Yesterday returned to this place, James Seagrove, Esq, commissioner from the United States of America, to the government of Florida ; and Thomas King, Esq. Agent from the state of Georgia. These gentlemen have been at St. Augustine, for a month past, during which time an agreement took place for an exchange of all fugitive slaves from the United States, or his Catholic majesty's province of East Florida, from the 2d of September, 1790, until the 19th inst. All fugitives, prior to the 2d of September, 1790, remain to be settled by the king of Spain and the United States.

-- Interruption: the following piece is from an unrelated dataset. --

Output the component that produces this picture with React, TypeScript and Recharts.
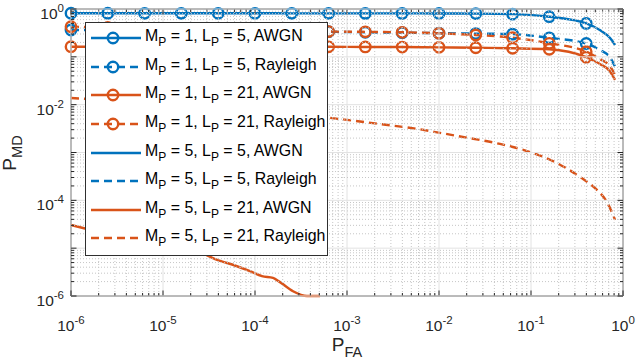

It is with pleasure we inform, from undoubted authority, that Mr. Seagrove has entered into a treaty with the Spanish government, whereby a total stop is put to all fugitive slaves, or servants, being people of color, from receiving countenance or protection in Florida. Should any such people go there, on being discovered, they will be thrown into prison, until demanded by their owners, when they will be delivered up.
This treaty, we are informed, extends to horses, cattle, and all other property, that my stray or be stolen, and be taken into Florida, are to be returned without delay or expense. The United States are reciprocally bound to the Spanish Government, so soon as the President and Senate of the same, shall approve and ratify this treaty.
Twenty seven of the American fugitive Slaves were brot to this place on the 22d inst. in the sloop Harriet, Captain Cooke from St. Augustine, well secured in irons. They are now safely lodged in the new prison in this town, until proof be made by their owners. Eleven run-aways are left in prison in St. Augustine, as hostages for the return of an equal number now detained in Georgia, belonging to Spanish subjects. A list of the Negroes delivered up will be forwarded to be published. The commissioners speak in high terms, of the polite treatment they experience from Governor White, as well as from gentlemen individuals. There appeared a great desire in the government and many of the subjects to have these runaways sent back, as they had become so great a nuisance to that country, that most of them were chained and at work among the convicts.
Yesterday arrived here, Emanuel Rengil, Esq. his Catholic Majesty's Vice Consul, for the states of North Carolina, South Carolina and Georgia. This gentleman was late Secretary of the Province of East Florida, and we are informed, intends residing in this city.